Revision history for this message
Jan Scheurich (jan-scheurich) wrote :

Hi Rafael,

Some answers to your questions:

1. You are probably right that OpenStack Mitaka in principle supports assigning one vhost queue per vCPU of an instance, but since this requires support in VNFs we cannot utilize this in general.

Some VNFs we need to support with our NFV Infrastructure are not able to deal with multiple vhost queues or, if they can, may not distribute traffic evenly over multiple TX queues. That's is why vhost-multique is not a general solution to the problem we see with short virtio queues.

2. The run-time behavior of VNFs on Qemu 2.5 has degraded compared to Qemu 2.2 and 2.3. The increased burstiness of TX traffic is much more likely to overrun the short 256 slot virtio queues, which leads to the increase of packet drops at lower traffic rates.

But even with Qemu 2.0 certain VNFs drop TX packets at traffic rates well below the maximum vSwitch throughput because of too short TX queues.

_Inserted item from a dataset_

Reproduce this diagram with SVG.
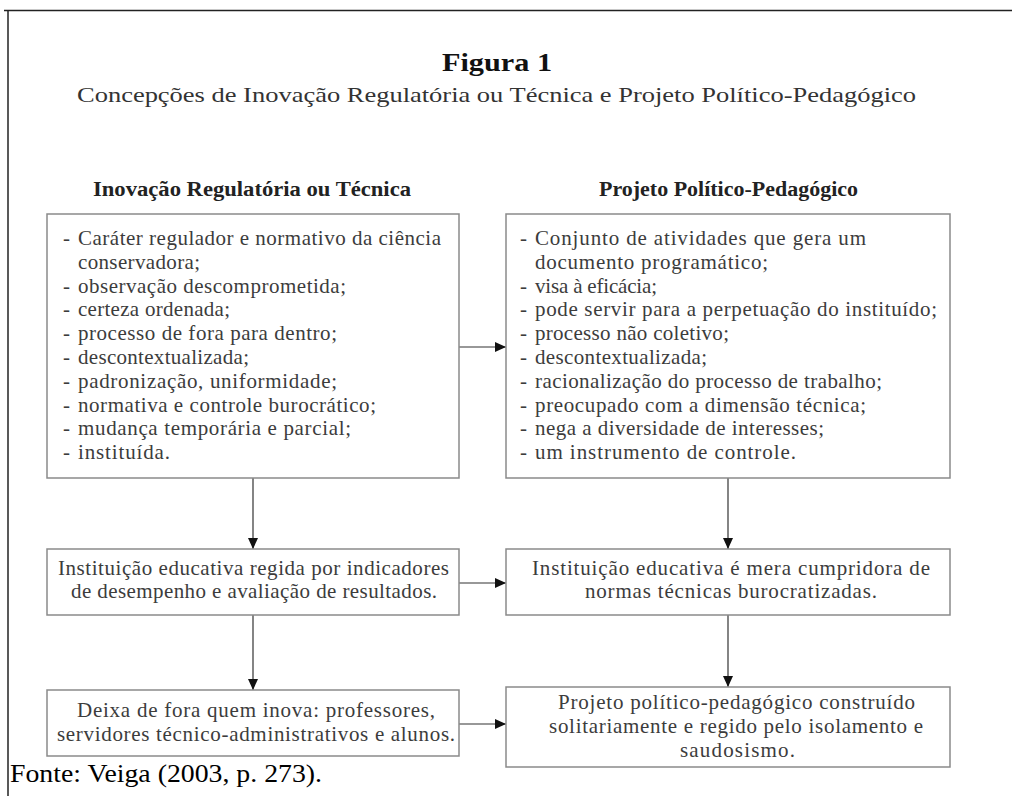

We have seen a 30% increase in throughput at same packet drop level between Qemu 2.5 with 1024 queue slots and Qemu 2.2 with the original 256 queue slots, which indicates that the original queue size is underdimensioned.

3. We agree that your bisection approach is the only way to find the commit between Qemu 2.3 and 2.5 that is responsible for the increased burstiness. Then we can assess if this is bug, or an avoidable consequence of some new feature implemented in Qemu 2.4 or 2.5 and decide on the right upstreaming strategy for this. With the 1K queue length option in place fixing this is clearly no longer as critical.

It is not guaranteed that all of the 12 intermediate commits picked by the bisect procedure will be fully working in end-to-end NFV context, though. We might need to try out more commits than 12 to hunt down the guilty one. When we have the test channel ready for this procedure, we will find out.

4. For the above reasons we really want to make the virtio queue length configurable in rx and tx direction in upstream Qemu up to the limit of 1024 as earlier proposed by Patrick Hermansson (https://patchwork.ozlabs.org/patch/549544/). This can be done per port or by a global default configuration option.

BR, Jan